Photo: Siffert / weinweltfoto.ch
Quand avez-vous commencé à vous intéresser aux cépages résistants aux maladies de la vigne?
En 1995, lorsque j’ai planté du Johanniter, mon idée était de disposer d’un cépage qui n’a besoin que de très peu de traitements phytosanitaires. À l’époque déjà, on savait que le «point faible» de l’agriculture biologique résidait dans les traitements viticoles. Je suis allé en Allemagne pour déguster ces cépages qu’on appelle «PIWI» et me renseigner sur leurs besoins en termes de sol, de conduite de vigne et de vinification. Ce qui m’a ensuite permis de sélectionner un cépage, le Johanniter, et une parcelle adéquate.

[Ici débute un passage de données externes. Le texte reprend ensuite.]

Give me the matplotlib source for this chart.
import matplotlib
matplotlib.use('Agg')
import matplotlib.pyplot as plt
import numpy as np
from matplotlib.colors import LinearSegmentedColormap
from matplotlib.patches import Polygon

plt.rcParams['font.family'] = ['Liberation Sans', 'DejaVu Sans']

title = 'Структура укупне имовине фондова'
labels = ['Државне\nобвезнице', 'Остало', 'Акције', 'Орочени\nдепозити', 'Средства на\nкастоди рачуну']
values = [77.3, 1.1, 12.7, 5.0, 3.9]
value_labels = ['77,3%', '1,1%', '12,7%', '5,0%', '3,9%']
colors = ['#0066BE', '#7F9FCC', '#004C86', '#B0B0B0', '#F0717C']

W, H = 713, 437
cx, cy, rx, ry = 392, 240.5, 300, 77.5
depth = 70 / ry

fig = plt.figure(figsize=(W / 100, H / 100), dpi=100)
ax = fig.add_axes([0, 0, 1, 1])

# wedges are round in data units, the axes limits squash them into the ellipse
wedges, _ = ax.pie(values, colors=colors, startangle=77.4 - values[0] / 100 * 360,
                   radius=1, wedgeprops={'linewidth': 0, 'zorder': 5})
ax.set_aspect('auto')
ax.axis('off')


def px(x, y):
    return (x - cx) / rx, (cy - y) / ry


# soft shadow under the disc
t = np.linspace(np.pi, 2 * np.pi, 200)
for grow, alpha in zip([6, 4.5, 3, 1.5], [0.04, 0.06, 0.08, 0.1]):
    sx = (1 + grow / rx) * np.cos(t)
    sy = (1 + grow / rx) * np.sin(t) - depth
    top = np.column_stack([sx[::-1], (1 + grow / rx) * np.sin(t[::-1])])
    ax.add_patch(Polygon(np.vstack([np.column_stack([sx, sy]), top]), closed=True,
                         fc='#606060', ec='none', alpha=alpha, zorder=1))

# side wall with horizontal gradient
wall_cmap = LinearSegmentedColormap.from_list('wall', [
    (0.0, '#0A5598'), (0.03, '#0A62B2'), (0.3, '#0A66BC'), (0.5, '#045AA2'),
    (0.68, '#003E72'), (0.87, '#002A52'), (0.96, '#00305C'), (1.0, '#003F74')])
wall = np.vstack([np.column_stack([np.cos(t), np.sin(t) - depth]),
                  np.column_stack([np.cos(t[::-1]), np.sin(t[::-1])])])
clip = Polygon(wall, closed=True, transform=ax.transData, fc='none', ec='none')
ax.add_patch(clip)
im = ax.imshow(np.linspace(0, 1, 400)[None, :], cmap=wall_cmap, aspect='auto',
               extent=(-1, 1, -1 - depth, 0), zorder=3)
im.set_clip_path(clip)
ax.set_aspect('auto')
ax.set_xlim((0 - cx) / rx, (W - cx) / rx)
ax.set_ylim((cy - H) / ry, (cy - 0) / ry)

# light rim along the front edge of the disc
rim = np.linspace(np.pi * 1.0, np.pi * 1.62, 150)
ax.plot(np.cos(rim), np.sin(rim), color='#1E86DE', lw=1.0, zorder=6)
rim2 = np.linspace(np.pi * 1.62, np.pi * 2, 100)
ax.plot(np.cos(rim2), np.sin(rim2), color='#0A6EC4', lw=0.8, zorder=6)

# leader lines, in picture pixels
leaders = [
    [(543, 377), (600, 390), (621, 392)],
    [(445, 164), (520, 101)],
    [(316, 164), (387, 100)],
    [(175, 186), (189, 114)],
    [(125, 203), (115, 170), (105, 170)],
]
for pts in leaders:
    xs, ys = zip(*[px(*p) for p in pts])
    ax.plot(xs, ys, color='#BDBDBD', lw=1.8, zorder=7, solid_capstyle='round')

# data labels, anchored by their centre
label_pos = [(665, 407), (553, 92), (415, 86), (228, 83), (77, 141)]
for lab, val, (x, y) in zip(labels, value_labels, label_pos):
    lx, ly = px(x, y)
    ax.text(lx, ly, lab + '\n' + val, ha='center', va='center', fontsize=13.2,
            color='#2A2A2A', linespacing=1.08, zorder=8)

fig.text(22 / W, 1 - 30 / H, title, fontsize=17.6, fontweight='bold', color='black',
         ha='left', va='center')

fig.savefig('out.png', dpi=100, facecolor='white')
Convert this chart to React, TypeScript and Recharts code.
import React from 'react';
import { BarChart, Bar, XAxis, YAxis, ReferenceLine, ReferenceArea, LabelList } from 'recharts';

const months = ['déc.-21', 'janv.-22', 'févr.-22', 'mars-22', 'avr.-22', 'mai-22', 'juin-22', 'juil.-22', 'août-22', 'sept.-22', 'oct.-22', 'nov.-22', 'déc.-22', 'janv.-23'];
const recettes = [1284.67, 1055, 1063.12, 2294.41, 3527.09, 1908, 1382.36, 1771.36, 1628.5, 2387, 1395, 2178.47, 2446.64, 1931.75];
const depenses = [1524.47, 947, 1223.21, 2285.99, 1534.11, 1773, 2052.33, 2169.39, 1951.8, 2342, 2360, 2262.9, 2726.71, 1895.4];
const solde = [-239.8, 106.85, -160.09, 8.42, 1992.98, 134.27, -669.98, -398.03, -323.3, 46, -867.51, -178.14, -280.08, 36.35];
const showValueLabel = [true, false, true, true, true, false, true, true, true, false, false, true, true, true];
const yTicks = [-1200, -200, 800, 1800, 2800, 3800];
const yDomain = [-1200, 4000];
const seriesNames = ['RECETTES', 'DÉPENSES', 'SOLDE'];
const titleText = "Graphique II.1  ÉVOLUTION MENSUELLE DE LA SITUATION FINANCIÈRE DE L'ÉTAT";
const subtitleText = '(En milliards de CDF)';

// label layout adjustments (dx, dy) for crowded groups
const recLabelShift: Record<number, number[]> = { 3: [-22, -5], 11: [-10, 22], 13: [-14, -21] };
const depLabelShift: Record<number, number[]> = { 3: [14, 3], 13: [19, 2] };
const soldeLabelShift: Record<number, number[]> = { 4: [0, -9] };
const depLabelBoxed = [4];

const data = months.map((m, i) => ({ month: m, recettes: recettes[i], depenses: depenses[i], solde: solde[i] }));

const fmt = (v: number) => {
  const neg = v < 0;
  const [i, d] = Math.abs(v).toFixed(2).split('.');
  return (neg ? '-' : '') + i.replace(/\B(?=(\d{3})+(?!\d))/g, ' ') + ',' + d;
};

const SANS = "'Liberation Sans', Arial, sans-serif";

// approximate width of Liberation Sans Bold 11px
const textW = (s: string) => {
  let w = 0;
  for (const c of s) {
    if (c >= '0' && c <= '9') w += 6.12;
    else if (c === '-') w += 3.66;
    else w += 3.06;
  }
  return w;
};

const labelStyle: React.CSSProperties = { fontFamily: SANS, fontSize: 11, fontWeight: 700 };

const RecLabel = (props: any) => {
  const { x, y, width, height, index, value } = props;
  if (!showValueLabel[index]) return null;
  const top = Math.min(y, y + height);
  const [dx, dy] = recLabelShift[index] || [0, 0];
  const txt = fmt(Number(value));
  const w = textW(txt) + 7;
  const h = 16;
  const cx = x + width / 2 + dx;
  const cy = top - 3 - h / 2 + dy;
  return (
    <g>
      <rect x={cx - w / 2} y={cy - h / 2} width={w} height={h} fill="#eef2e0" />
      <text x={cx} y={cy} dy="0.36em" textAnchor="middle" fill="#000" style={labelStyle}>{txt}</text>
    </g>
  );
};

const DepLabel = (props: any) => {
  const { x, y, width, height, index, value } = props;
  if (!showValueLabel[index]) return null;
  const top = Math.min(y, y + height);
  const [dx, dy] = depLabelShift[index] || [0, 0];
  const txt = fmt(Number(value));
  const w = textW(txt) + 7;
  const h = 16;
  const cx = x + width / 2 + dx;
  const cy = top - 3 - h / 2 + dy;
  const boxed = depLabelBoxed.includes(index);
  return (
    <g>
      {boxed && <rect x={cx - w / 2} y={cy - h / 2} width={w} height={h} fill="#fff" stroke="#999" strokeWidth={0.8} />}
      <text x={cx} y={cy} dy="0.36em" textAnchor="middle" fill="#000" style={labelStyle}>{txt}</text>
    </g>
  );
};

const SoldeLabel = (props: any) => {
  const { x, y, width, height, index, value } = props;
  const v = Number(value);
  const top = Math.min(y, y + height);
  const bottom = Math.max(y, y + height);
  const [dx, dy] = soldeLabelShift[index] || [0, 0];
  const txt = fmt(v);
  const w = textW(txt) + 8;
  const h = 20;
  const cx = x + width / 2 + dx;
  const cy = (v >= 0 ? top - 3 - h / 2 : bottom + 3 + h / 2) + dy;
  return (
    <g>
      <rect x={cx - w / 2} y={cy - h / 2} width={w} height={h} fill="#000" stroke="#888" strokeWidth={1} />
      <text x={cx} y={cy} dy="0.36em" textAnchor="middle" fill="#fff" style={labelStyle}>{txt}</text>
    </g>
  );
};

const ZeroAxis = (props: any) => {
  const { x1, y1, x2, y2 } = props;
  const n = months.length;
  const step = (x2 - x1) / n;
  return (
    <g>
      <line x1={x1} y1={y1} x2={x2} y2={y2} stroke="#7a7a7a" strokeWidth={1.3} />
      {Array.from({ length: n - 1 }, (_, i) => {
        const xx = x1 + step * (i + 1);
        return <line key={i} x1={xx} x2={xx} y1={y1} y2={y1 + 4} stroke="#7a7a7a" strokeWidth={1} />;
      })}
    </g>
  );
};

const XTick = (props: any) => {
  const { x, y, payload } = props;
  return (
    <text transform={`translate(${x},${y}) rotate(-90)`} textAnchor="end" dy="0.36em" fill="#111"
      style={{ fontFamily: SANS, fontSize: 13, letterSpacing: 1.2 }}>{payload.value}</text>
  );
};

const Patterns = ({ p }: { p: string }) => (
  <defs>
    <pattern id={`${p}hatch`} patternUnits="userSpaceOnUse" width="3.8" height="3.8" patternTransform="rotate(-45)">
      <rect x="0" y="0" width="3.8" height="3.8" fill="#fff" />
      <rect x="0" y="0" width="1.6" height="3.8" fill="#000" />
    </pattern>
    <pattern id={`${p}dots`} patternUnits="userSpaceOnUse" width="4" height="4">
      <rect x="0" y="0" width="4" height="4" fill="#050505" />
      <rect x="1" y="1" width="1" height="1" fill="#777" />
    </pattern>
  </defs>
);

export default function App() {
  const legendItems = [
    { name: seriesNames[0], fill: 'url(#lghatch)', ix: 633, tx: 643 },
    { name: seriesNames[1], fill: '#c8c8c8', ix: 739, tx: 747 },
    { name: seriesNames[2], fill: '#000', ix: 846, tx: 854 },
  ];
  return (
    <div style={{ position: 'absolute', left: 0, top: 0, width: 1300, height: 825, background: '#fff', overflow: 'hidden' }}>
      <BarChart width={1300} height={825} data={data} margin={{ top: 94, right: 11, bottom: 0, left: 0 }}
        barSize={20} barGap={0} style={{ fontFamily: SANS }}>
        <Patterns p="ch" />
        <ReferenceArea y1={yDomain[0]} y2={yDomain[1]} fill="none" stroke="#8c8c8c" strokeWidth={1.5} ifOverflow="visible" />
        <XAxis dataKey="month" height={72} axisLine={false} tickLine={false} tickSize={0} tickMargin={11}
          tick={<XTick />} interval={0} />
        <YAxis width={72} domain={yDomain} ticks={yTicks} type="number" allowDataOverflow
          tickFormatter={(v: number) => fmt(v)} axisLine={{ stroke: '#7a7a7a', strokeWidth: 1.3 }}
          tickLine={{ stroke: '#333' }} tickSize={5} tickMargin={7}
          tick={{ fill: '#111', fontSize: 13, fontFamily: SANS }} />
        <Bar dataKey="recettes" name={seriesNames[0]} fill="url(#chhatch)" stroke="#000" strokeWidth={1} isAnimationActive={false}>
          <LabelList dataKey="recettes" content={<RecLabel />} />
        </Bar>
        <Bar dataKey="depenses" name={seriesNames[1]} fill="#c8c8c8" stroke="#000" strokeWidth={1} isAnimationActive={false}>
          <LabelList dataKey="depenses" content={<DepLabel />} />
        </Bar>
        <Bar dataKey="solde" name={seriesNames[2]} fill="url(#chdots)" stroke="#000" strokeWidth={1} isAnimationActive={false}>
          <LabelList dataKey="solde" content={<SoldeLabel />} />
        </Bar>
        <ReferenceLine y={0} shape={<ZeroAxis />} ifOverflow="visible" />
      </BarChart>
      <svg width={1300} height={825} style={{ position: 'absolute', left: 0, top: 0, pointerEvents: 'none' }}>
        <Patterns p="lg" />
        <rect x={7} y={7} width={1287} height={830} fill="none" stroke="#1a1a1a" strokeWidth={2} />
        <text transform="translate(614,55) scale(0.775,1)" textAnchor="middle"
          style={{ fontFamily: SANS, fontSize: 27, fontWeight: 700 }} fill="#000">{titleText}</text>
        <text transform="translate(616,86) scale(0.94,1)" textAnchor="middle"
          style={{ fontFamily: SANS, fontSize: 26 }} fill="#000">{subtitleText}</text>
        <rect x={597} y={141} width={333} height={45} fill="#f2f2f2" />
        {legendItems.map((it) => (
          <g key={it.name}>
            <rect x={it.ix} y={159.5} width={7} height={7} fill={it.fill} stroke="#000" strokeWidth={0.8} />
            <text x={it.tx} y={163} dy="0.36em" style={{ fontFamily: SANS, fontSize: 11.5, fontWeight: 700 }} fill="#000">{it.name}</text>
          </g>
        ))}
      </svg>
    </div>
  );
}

Pourquoi avoir privilégié le Johanniter?
À l’époque, j’ai planté plusieurs PIWI, mais tous les essais n’étaient pas concluants. Certaines variétés, comme le Regent – que j’avais appris à connaître lors de mes expériences en Suisse alémanique -, donnaient des vins peu intéressants sur le plan gustatif et voyaient leur résistance s’émousser. D’autres se révélaient difficiles à commercialiser. Si les oenophiles étaient intéressés à déguster ces variétés totalement inconnues dans notre région, monsieur et madame Tout-le-Monde s’en méfiaient beaucoup. Le Johanniter, qui n’a d’ailleurs pas de problème de résistance, a gagné des prix dans différents concours. Du coup, la presse en a parlé et le grand public a commencé à s’y intéresser. Aujourd’hui, c’est un cépage «installé», mais il a tout de même fallu dix à quinze ans pour arriver à ce résultat.

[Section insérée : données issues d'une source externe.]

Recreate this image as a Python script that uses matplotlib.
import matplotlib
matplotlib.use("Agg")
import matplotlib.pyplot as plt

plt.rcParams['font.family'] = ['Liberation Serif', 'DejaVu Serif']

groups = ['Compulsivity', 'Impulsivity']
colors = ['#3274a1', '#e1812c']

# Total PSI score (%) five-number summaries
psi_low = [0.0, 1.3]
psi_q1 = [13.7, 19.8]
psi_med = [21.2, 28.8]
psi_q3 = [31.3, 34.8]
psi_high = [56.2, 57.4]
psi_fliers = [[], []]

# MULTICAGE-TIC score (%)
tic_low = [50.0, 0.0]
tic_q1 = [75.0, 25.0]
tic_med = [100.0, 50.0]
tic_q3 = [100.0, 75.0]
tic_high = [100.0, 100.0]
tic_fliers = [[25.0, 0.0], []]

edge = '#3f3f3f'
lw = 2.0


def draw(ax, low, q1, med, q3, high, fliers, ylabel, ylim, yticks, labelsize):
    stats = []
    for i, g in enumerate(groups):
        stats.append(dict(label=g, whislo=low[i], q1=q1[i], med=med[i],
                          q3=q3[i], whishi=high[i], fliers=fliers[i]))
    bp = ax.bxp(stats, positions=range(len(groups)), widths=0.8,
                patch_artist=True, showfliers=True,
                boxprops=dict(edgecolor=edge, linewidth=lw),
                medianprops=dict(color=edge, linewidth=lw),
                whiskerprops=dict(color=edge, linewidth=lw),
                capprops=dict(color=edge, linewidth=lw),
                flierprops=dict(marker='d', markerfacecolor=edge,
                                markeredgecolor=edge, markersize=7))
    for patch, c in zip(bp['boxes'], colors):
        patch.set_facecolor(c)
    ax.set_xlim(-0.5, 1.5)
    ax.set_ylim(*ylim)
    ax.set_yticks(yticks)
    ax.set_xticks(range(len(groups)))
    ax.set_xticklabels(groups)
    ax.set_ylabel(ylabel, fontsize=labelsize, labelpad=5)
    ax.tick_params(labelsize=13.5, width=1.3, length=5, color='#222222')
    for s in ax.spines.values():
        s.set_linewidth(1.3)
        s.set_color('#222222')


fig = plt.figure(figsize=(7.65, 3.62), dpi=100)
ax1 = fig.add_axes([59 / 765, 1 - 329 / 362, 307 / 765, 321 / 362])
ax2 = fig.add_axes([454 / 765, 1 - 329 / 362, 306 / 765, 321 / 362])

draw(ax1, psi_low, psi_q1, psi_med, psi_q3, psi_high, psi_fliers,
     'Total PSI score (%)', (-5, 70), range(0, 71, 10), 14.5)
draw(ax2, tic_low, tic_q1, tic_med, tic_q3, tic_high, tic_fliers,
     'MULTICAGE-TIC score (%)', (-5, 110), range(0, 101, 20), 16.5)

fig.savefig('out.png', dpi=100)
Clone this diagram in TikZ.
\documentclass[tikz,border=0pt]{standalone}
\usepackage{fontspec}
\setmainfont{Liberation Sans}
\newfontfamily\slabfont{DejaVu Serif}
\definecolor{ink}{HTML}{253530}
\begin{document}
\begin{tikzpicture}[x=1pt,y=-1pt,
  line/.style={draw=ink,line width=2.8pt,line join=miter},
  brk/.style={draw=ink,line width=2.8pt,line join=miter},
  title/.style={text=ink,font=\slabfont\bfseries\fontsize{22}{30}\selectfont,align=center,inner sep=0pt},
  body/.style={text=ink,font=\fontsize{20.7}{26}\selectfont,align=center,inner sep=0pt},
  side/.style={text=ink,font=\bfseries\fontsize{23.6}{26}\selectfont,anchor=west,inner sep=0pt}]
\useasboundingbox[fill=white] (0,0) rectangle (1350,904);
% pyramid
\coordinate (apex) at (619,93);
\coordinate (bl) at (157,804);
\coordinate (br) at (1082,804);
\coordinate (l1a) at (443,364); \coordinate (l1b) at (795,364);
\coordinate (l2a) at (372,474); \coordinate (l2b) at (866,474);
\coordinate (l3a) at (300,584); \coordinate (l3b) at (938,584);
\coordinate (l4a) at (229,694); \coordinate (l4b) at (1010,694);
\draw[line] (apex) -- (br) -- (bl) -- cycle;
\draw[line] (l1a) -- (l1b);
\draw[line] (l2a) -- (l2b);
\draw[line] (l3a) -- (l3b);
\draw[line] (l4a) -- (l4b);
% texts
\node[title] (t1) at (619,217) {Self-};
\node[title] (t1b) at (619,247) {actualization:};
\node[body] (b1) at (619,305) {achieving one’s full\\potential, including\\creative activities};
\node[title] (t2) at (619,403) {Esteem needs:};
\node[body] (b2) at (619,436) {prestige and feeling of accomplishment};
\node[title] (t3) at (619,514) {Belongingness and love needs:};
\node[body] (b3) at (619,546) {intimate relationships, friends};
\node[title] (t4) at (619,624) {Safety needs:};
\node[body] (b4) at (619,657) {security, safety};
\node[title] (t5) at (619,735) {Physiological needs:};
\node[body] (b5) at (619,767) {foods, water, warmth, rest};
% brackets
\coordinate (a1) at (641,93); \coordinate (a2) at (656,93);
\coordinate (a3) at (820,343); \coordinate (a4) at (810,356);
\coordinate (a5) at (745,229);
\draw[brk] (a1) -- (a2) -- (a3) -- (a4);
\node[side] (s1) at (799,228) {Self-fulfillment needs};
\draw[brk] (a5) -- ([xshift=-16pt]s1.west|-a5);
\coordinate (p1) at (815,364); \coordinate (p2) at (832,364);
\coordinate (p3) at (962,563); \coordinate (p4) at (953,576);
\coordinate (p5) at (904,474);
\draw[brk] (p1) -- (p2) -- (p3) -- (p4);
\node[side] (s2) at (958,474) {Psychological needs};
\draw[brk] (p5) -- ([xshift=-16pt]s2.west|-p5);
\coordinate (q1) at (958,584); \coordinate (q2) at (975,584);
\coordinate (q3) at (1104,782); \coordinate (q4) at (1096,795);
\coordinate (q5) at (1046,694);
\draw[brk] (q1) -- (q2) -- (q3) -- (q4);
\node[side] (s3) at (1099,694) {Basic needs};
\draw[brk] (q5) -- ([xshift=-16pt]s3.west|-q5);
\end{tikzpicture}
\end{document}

Comment a évolué votre vision des PIWI?
Aujourd’hui, je me tiens au courant, notamment en faisant beaucoup de dégustations, mais je suis plutôt dans une phase d’attente. Il y a beaucoup de PIWI sur le marché, mais la plupart n’ont qu’un gène résistant et risquent, comme le Regent, de voir leur protection naturelle contre les maladies cryptogamiques disparaître peu à peu. Au domaine, nous nous concentrons donc sur les PIWI de nouvelle génération – créés à Changins, en Allemagne ou en France – qui devraient faire preuve d’une résistance plus durable. En outre, nous avons près d’une vingtaine de cépages plantés sur une vingtaine d’hectares, ce qui veut dire qu’il faut trouver une variété vraiment différente sur le plan oenologique et gustatif pour qu’une nouvelle plantation se justifie.

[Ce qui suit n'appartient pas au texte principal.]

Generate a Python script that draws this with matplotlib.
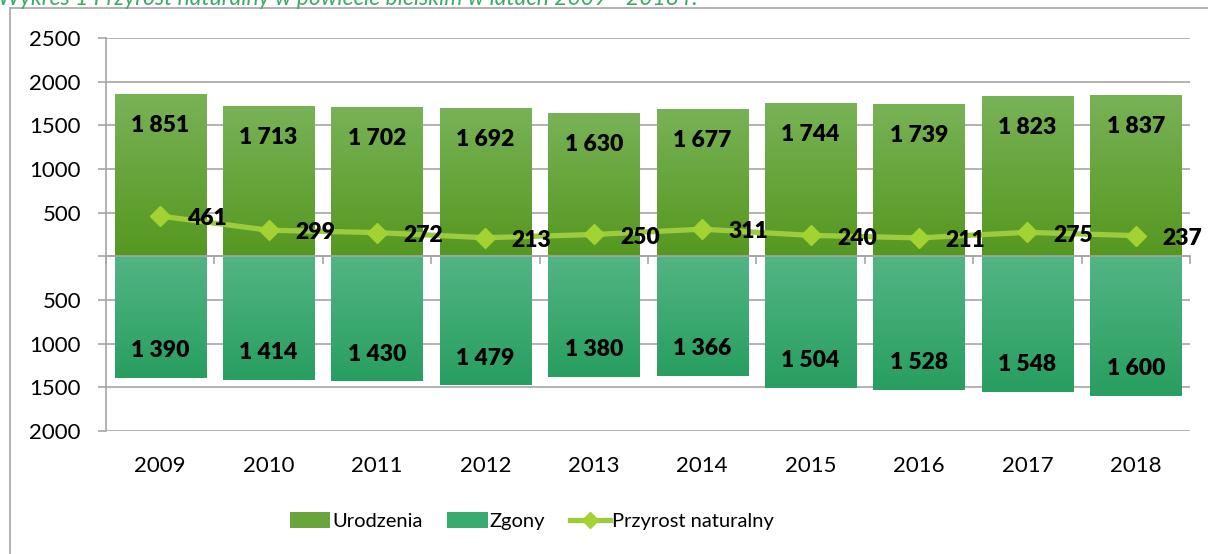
import matplotlib.pyplot as plt
import matplotlib.colors as mcolors
import numpy as np
from matplotlib.patches import Patch, Rectangle
from matplotlib.lines import Line2D

years = ['2009', '2010', '2011', '2012', '2013', '2014', '2015', '2016', '2017', '2018']
urodzenia = [1851, 1713, 1702, 1692, 1630, 1677, 1744, 1739, 1823, 1837]
zgony = [1390, 1414, 1430, 1479, 1380, 1366, 1504, 1528, 1548, 1600]
przyrost = [461, 299, 272, 213, 250, 311, 240, 211, 275, 237]
yticks = [-2000, -1500, -1000, -500, 0, 500, 1000, 1500, 2000, 2500]

plt.rcParams['font.family'] = ['Lato', 'DejaVu Sans']

fig = plt.figure(figsize=(12.08, 5.54), dpi=100)
ax = fig.add_axes([106 / 1208, 1 - 431 / 554, (1190 - 106) / 1208, (431 - 38) / 554])

# outer frame and title (cut off at the top, as in the source)
fig.patches.append(Rectangle((10 / 1208, -0.1), 1.2, 1 - 8 / 554 + 0.1,
                             transform=fig.transFigure, fill=False,
                             edgecolor='#a6a6a6', linewidth=1.2))
fig.text(-2 / 1208, 1 - 5 / 554,
         'Wykres 1 Przyrost naturalny w powiecie bielskim w latach 2009 - 2018 r.',
         color='#3daa6a', style='italic', fontsize=16.5, va='baseline', ha='left')

x = np.arange(len(years))
w = 0.84

# gradient fills for the bars
grad_u = mcolors.LinearSegmentedColormap.from_list('u', ['#55981f', '#78b257'])
grad_z = mcolors.LinearSegmentedColormap.from_list('z', ['#289e60', '#52b584'])
g = np.linspace(0, 1, 256).reshape(-1, 1)

for i in range(len(years)):
    ax.imshow(g, cmap=grad_u, origin='lower', aspect='auto',
              extent=(x[i] - w / 2, x[i] + w / 2, 0, urodzenia[i]), zorder=2)
    ax.imshow(g, cmap=grad_z, origin='lower', aspect='auto',
              extent=(x[i] - w / 2, x[i] + w / 2, -zgony[i], 0), zorder=2)
    ax.annotate(f'{urodzenia[i]:,}'.replace(',', ' '), (x[i], urodzenia[i]),
                xytext=(0, -22), textcoords='offset points', ha='center', va='center',
                fontsize=16.5, fontweight='heavy', zorder=5)
    ax.annotate(f'{zgony[i]:,}'.replace(',', ' '), (x[i], -zgony[i]),
                xytext=(0, 19.5), textcoords='offset points', ha='center', va='center',
                fontsize=16.5, fontweight='heavy', zorder=5)

ax.plot(x, przyrost, color='#9dcb3e', linewidth=3.8, marker='D', markersize=10.5,
        markerfacecolor='#a3d332', markeredgecolor='#a3d332', zorder=4)
for i in range(len(years)):
    ax.annotate(str(przyrost[i]), (x[i], przyrost[i]), xytext=(19, -2),
                textcoords='offset points', ha='left', va='center',
                fontsize=16.5, fontweight='heavy', zorder=5)

ax.set_xlim(-0.5, len(years) - 0.5)
ax.set_ylim(-2000, 2500)
ax.set_yticks(yticks)
ax.set_yticklabels([str(abs(v)) if v != 0 else '' for v in yticks], fontsize=16)
ax.grid(axis='y', color='#a6a6a6', linewidth=1.2, zorder=0)
ax.set_axisbelow(True)

ax.spines['top'].set_visible(False)
ax.spines['right'].set_visible(False)
ax.spines['left'].set_color('#a6a6a6')
ax.spines['left'].set_linewidth(1.2)
ax.spines['bottom'].set_position(('data', 0))
ax.spines['bottom'].set_color('#a6a6a6')
ax.spines['bottom'].set_linewidth(1.2)
ax.spines['bottom'].set_zorder(3)
ax.set_xticks(np.arange(len(years) + 1) - 0.5)
ax.set_xticklabels([])
ax.tick_params(axis='x', length=6, color='#a6a6a6', width=1.2)
ax.tick_params(axis='y', length=6, color='#a6a6a6', width=1.2, pad=12)

for i in range(len(years)):
    ax.annotate(years[i], (x[i], 0), xycoords=('data', 'axes fraction'),
                xytext=(0, -25), textcoords='offset points', ha='center', va='center',
                fontsize=16)

handles = [
    Patch(facecolor='#68a63c', label='Urodzenia'),
    Patch(facecolor='#3aab70', label='Zgony'),
    Line2D([0], [0], color='#9dcb3e', linewidth=3.8, marker='D', markersize=8,
           markerfacecolor='#a3d332', markeredgecolor='#a3d332', label='Przyrost naturalny'),
]
fig.legend(handles=handles, loc='center left', bbox_to_anchor=(290 / 1208, 1 - 521 / 554),
           ncol=3, frameon=False, fontsize=14.5, handlelength=2.0, handleheight=0.8,
           handletextpad=0.12, columnspacing=1.2, borderpad=0, borderaxespad=0)

fig.savefig('out.png', dpi=100)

Et que pensez-vous du Divico?
Nous en avons planté un demi-hectare il y a quatre ans. Toutefois, le domaine accueille déjà passablement de Gamaret dont il est très proche, sur le plan gustatif. En outre, il y a une crainte sur sa tendance au dépérissement (un problème qui touche fortement le Gamaret, dont le Divico descend).
Et comment les consommateurs réagissent-ils aujourd’hui aux cépages résistants?
Il y a une demande croissante du public pour des vins cultivés avec zéro traitement. Le problème est que, comme pour les vins natures, le consommateur attentif à ces aspects est un «petit buveur». À l’inverse, l’amateur traditionnel qui boit régulièrement un verre, se montre très moyennement intéressé par ces cépages qu’il connaît moins, et qu’il apprécie moins, que le Chasselas ou le Pinot Noir.
Les scientifiques n’ont donc pas encore trouvé le PIWI parfait?
Je pense que l’on s’en approche. Les derniers essais dégustés cette année montraient un potentiel vraiment intéressant.
Vous travaillez en agriculture biologique avec des cépages traditionnels depuis 25 ans. Qu’est-ce qui a changé depuis un quart de siècle?
Nous avons à disposition quelques nouveaux insecticides, mais le catalogue des produits de traitements biologique n’a pas énormément varié, malgré les nombreuses recherches existantes. Toutefois, il existe aujourd’hui de nombreuses substances qui ont pour effet de renforcer la plante. L’objectif consiste à les utiliser en début de saison afin de pousser la plante à développer des résistances naturelles. Autre évolution, les vignerons biologiques ont désormais à disposition un grand choix de machines qui permettent de mécaniser le travail du sol. Enfin, à la cave, le cahier des charges de Bio Suisse est resté sensiblement le même. Par contre, lorsqu’on le conjugue avec celui de Demeter, les restrictions deviennent drastiques et nous laissent peu de marge de manoeuvre. Ce n’est pas un problème lorsque tout va bien, mais cela demande de l’inventivité lorsque la vendange n’est pas parfaitement saine.